FRANKFURT, (Reuters) -- Financial investors are unlikely to show any enthusiasm to acquire struggling telecom gear maker NSN, which parent companies Siemens (SIEGn.DE) and Nokia (NOK1V.HE) would like to divest, a German daily reported.
"Siemens has wanted to get out for some time, Nokia now (wants out) too," Financial Times Deutschland said on Monday quoting a person familiar with the situation.
"I cannot imagine that NSN in its current state could be of any interest to a financial buyer," the paper said quoting financial sources. Siemens, Nokia and NSN declined to comment.
The venture fell to an underlying July-September operating loss of 53 million euros ($78.88 million) from a profit of 177 million a year ago as it struggled against competition from Ericsson and Huawei.
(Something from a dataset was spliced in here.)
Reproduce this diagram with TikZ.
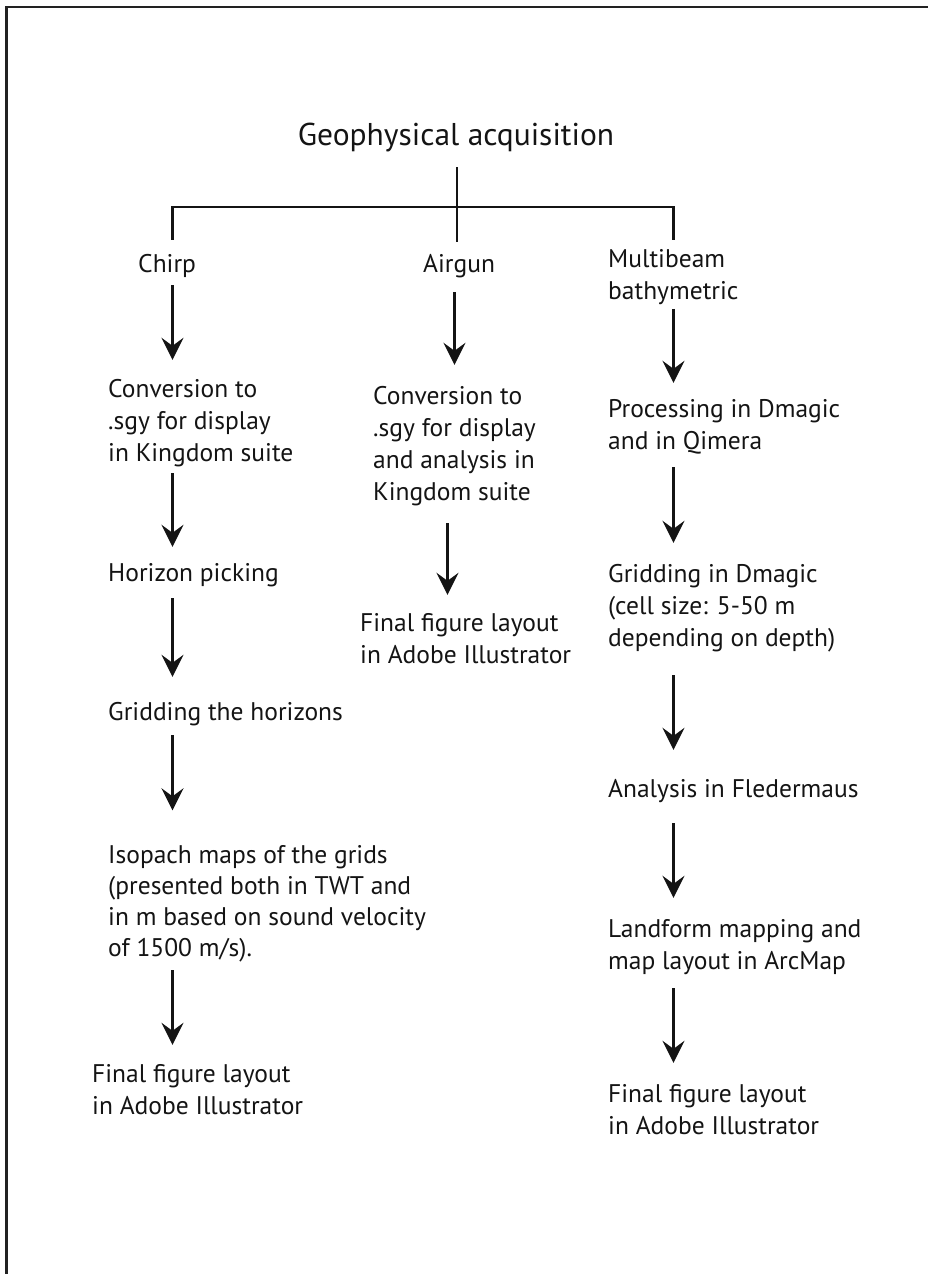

Siemens had warned at end-September it might have to write down its 50 percent stake in Nokia Siemens and promised to "tackle the problems actively".
Nokia Chief Executive Olli-Pekka Kallasvuo told analysts on a conference call last week: "It is clear that NSN has lost market share. The top priority for NSN is restoring growth to the company's top line and reversing the market share dynamic."
Nokia Siemens Networks was created in 2007, lasting until 2013, and neither firm has commented on an exit strategy. Analysts said Siemens is not keen on continuing it because it has since left the telecom sector completely.